L'économie croate reste très largement dominée par l'Etat : le secteur public est très important et le faible développement du secteur privé, et notamment des petites et moyennes entreprises (PME), constitue l'un des principaux problèmes du pays.

Le Premier ministre sortant Zoran Milanovic a multiplié les promesses durant sa campagne électorale et s'est notamment engagé à réduire la dette publique, qui dépasse 90% du PIB. L'opposition avait critiqué le bilan des sociaux-démocrates à la tête de l'Etat. Tomislav Karamarko a promis de mettre en place un plan nommé Croatie + 5, permettant d'arriver à une croissance du PIB de 5% d'ici à 2019, une baisse du taux de chômage de 5%, 5 milliards € des fonds de l'Union européenne, une augmentation des retraites de 5% et enfin une réduction de 5 points de la TVA. Le dirigeant de l'Union démocratique a également promis de créer 100 000 nouveaux emplois dans le pays.

Le thème des réfugiés qui fuient la guerre en Syrie ou en Afghanistan et traversent l'Europe s'est invité dans les dernières semaines de la campagne électorale.

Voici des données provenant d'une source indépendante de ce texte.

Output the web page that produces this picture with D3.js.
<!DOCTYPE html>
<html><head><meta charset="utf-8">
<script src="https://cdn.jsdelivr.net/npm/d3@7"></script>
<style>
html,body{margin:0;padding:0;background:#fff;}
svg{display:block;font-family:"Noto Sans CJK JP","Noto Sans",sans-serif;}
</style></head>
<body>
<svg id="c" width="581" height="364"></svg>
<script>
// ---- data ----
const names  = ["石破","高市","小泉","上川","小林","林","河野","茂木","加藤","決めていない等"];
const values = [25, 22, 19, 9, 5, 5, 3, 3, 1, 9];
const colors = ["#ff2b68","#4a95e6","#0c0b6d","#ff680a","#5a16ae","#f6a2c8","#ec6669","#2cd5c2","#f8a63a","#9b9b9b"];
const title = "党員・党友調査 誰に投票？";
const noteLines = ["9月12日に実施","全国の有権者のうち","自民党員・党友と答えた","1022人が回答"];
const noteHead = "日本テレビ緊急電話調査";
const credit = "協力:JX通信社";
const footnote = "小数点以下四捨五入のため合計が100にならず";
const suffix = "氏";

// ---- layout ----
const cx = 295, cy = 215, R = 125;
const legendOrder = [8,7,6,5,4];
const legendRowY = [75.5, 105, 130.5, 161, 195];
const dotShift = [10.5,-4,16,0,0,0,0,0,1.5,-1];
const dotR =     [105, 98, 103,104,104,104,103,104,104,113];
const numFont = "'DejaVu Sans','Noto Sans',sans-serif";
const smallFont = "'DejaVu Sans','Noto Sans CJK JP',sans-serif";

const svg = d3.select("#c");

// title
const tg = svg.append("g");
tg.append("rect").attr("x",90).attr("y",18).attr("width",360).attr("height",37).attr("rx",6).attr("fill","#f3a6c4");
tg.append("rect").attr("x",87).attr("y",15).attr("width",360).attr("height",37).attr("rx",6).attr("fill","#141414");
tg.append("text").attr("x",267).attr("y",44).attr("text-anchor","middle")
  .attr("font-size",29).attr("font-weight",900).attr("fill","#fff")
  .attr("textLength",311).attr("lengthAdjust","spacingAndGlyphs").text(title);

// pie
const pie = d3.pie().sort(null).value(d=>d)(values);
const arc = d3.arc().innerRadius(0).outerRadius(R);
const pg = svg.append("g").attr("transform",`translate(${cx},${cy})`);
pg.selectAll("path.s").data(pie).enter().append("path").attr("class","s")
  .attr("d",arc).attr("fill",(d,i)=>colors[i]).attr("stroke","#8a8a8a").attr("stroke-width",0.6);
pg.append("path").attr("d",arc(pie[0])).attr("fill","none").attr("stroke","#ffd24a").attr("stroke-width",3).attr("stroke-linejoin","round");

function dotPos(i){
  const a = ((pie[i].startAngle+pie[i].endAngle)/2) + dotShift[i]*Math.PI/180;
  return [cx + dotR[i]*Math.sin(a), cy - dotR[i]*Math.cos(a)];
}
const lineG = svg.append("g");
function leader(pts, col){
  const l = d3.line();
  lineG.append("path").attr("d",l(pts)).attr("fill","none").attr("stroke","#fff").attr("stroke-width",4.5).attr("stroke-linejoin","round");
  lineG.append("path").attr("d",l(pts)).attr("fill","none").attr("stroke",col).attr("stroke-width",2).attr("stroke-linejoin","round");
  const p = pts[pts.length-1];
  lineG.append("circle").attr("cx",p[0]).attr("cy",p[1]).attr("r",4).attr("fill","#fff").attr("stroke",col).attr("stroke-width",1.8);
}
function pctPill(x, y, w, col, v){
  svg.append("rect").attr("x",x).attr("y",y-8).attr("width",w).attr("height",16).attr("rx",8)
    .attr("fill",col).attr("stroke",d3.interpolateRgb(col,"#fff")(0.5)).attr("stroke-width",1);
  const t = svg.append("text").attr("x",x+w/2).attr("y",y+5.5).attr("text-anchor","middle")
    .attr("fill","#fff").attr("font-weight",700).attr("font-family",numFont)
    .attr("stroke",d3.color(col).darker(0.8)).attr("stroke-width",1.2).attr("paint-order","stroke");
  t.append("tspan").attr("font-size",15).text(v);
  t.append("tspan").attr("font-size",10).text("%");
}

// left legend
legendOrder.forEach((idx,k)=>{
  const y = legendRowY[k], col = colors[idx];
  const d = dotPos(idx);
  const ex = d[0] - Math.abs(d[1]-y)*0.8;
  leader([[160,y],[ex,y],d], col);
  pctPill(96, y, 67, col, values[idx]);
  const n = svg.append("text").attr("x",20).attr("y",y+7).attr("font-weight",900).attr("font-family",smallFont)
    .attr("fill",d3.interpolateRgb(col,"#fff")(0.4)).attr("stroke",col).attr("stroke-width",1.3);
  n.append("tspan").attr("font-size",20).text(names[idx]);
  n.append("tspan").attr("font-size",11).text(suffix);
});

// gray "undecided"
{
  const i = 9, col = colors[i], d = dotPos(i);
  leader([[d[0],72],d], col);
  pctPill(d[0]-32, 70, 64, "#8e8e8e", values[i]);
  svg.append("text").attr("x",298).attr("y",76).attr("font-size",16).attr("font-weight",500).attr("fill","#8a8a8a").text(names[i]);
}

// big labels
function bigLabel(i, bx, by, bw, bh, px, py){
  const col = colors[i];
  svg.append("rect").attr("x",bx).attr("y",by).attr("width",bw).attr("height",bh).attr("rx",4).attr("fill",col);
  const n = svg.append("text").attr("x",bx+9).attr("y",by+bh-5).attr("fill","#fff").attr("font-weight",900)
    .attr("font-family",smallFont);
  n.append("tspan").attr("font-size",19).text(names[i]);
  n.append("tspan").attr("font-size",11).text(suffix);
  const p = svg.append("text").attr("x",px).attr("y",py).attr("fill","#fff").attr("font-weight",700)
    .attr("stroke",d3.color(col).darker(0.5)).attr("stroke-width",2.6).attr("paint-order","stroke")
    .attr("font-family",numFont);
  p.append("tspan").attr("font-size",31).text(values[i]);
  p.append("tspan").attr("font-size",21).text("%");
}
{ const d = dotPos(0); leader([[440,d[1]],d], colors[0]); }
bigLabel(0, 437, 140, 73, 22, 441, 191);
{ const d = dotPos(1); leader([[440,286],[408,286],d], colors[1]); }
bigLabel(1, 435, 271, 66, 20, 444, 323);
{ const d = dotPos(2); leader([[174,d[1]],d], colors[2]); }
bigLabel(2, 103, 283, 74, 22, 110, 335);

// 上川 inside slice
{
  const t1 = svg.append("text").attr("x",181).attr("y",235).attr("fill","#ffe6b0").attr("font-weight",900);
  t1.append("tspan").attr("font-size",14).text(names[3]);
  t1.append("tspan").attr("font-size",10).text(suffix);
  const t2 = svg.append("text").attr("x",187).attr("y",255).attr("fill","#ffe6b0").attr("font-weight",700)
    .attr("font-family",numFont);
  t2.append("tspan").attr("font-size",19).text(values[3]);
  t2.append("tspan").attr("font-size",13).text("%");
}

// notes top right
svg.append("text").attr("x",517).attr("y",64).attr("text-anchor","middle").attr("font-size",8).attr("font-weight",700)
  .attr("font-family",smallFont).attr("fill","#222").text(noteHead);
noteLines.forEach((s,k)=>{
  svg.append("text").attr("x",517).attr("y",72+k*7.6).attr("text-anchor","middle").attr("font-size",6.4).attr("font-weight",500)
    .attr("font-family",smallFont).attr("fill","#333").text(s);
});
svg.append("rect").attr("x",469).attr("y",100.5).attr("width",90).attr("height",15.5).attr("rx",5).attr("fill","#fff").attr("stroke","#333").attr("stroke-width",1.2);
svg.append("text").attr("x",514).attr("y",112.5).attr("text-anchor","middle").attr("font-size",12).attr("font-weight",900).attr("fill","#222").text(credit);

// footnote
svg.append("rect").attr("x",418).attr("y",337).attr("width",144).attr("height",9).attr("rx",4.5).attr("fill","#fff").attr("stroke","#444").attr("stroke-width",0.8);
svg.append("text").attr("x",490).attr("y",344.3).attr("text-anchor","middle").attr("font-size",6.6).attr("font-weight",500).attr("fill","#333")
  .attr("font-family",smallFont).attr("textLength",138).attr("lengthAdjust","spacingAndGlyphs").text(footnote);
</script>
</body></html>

Zoran Milanovic a fait preuve d'un mélange de fermeté à l'égard des pays voisins et d'humanisme envers les 350 000 réfugiés qui ont transité en Croatie depuis la mi-septembre. Le Premier ministre a condamné la décision de la Hongrie de construire une clôture de barbelés sur sa frontière avec la Serbie et critiqué la Serbie pour sa manière de gérer la crise. Le HDZ, qui se positionne comme défenseur des "valeurs patriotiques", a accusé le gouvernement d'avoir fait preuve de laxisme et d'une mauvaise organisation dans sa gestion des réfugiés. Tomislav Taramarko a évoqué l'utilisation des forces armées et la mise en place de barrières comme solutions pour réduire le nombre de migrants traversant le pays.

Selon l'analyste politique Ivan Rimac, "l'approche très humaine du gouvernement a touché les citoyens qui se souviennent avoir été dans cette situation lors de la guerre des années 1990 (celle-ci a fait 500 000 réfugiés)" Davor Gjenero a souligné que le thème des réfugiés avait permis de détourner l'attention des difficultés économiques. "Le gouvernement a eu la chance de voir cette crise repousser à l'arrière-plan tous les autres thèmes du débat électoral" a-t-il déclaré.

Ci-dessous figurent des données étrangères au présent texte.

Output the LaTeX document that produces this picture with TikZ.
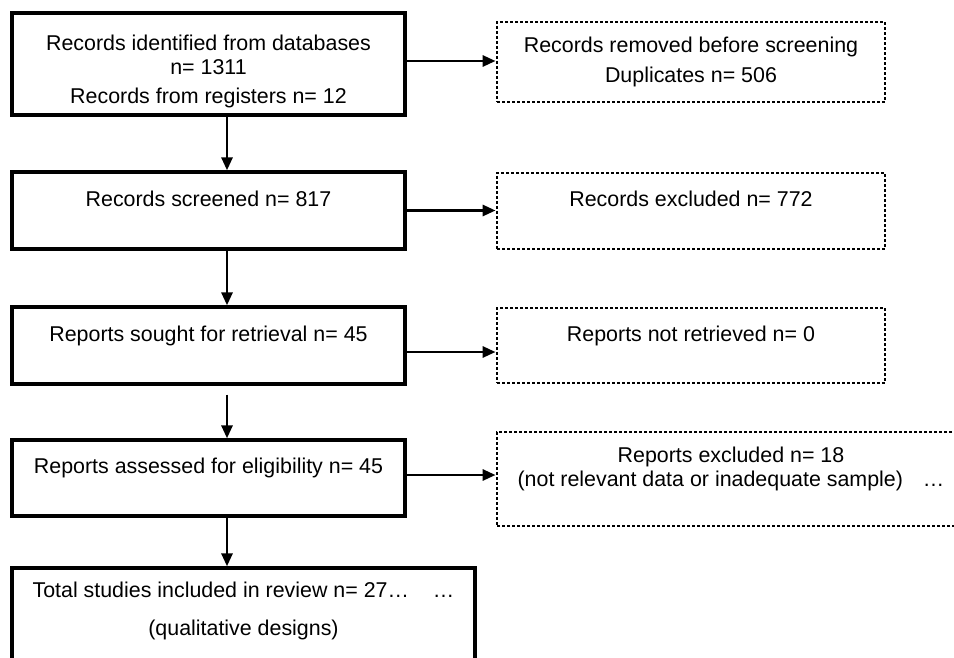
\documentclass[tikz,border=0pt]{standalone}
\usepackage{fontspec}
\setmainfont{Liberation Sans}
\usetikzlibrary{arrows.meta}
\usetikzlibrary{calc}
\tikzset{stage/.style={rectangle, draw, line width=3.3pt, minimum width=393pt, inner sep=0pt, align=center, font=\fontsize{21.4pt}{24pt}\selectfont}}
\tikzset{removed/.style={rectangle, draw, line width=2.8pt, dash pattern=on 2.6pt off 2.4pt, minimum width=388pt, inner sep=0pt, align=center, font=\fontsize{21.4pt}{24pt}\selectfont}}
\tikzset{flow/.style={line width=2.8pt, -{Triangle[length=13pt,width=11pt]}}}

\begin{document}
\begin{tikzpicture}[x=1pt,y=-1pt]
  \useasboundingbox (0,0) rectangle (954,658);
  \clip (0,0) rectangle (954,658);

  % main column
  \node[stage, minimum height=102pt] (b1) at (208.5,64) {\mbox{}\\[7pt]Records identified from databases\\ n= 1311\\[5pt] Records from registers n= 12};
  \node[stage, minimum height=77pt] (b2) at (208.5,210.5) {Records screened n= 817\\ \mbox{}};
  \node[stage, minimum height=77pt] (b3) at (208.5,345.5) {Reports sought for retrieval n= 45\\ \mbox{}};
  \node[stage, minimum height=76pt] (b4) at (208.5,478) {Reports assessed for eligibility n= 45\\ \mbox{}};
  \node[stage, minimum width=463pt, minimum height=120pt] (b5) at (243.5,628) {Total studies included in review n= 27…\hspace{24pt}…\\[14pt] (qualitative designs)\\[14pt] \mbox{}};

  % side column
  \node[removed, minimum height=80pt] (r1) at (691,62) {Records removed before screening\\[6pt] Duplicates n= 506};
  \node[removed, minimum height=76pt] (r2) at (691,211) {Records excluded n= 772\\ \mbox{}};
  \node[removed, minimum height=75pt] (r3) at (691,345.5) {Reports not retrieved n= 0\\ \mbox{}};
  \node[removed, minimum width=468pt, minimum height=94pt] (r4) at (731,479) {Reports excluded n= 18\\ (not relevant data or inadequate sample)\hspace{20pt}…\\ \mbox{}};

  \coordinate (spine) at (227,0);
  \foreach \u/\v/\gap in {
    b1/b2/0,
    b2/b3/0,
    b3/b4/9,
    b4/b5/0%
  }{
    \draw[flow] ($(\u.south -| spine)+(0,\gap)$) -- (\v.north -| spine);
  }
  \foreach \u/\v/\dy in {
    b1/r1/-3,
    b2/r2/0,
    b3/r3/6.5,
    b4/r4/-3%
  }{
    \draw[flow] ($(\u.east)+(0,\dy)$) -- ($(\u.east -| \v.west)+(0,\dy)$);
  }
\end{tikzpicture}
\end{document}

A l'issue du scrutin, Tomislav Karamarko devrait devenir le prochain Premier ministre croate. Agé de 56 ans, l'homme est originaire de Zadar. Diplômé d'histoire de l'université de Zagreb, il a été l'un des fondateurs de l'Union démocratique en 1989. Chef de cabinet de deux Premiers ministres (Josip Manolic, 1990-1991 et Franjo Greguricil, 1991-1992) et du président de la chambre basse du parlement (à l'époque bicaméral) (1992-1994) Stjepan Mesic, il est devenu directeur de la police de Zagreb en 1992. En 2000, il a dirigé la campagne électorale de Stjepan Mesic (Parti populaire, HNS), candidat au scrutin présidentiel des 23 janvier et 7 février. Après sa victoire avec 56,01% des suffrages, Tomislav Karamako est devenu conseiller pour la sécurité auprès du chef de l'Etat et directeur du Bureau national de la sécurité.

En 2002, il devint directeur de l'Agence de renseignement (POA) et deux ans plus tard, de l'Agence de sécurité et d'intelligence (SOA). Il est nommé ensuite ministre de l'Intérieur, poste qu'il occupe jusqu'au retour des sociaux-démocrates au pouvoir en 2011. Il a pris en 2012 la tête du HDZ.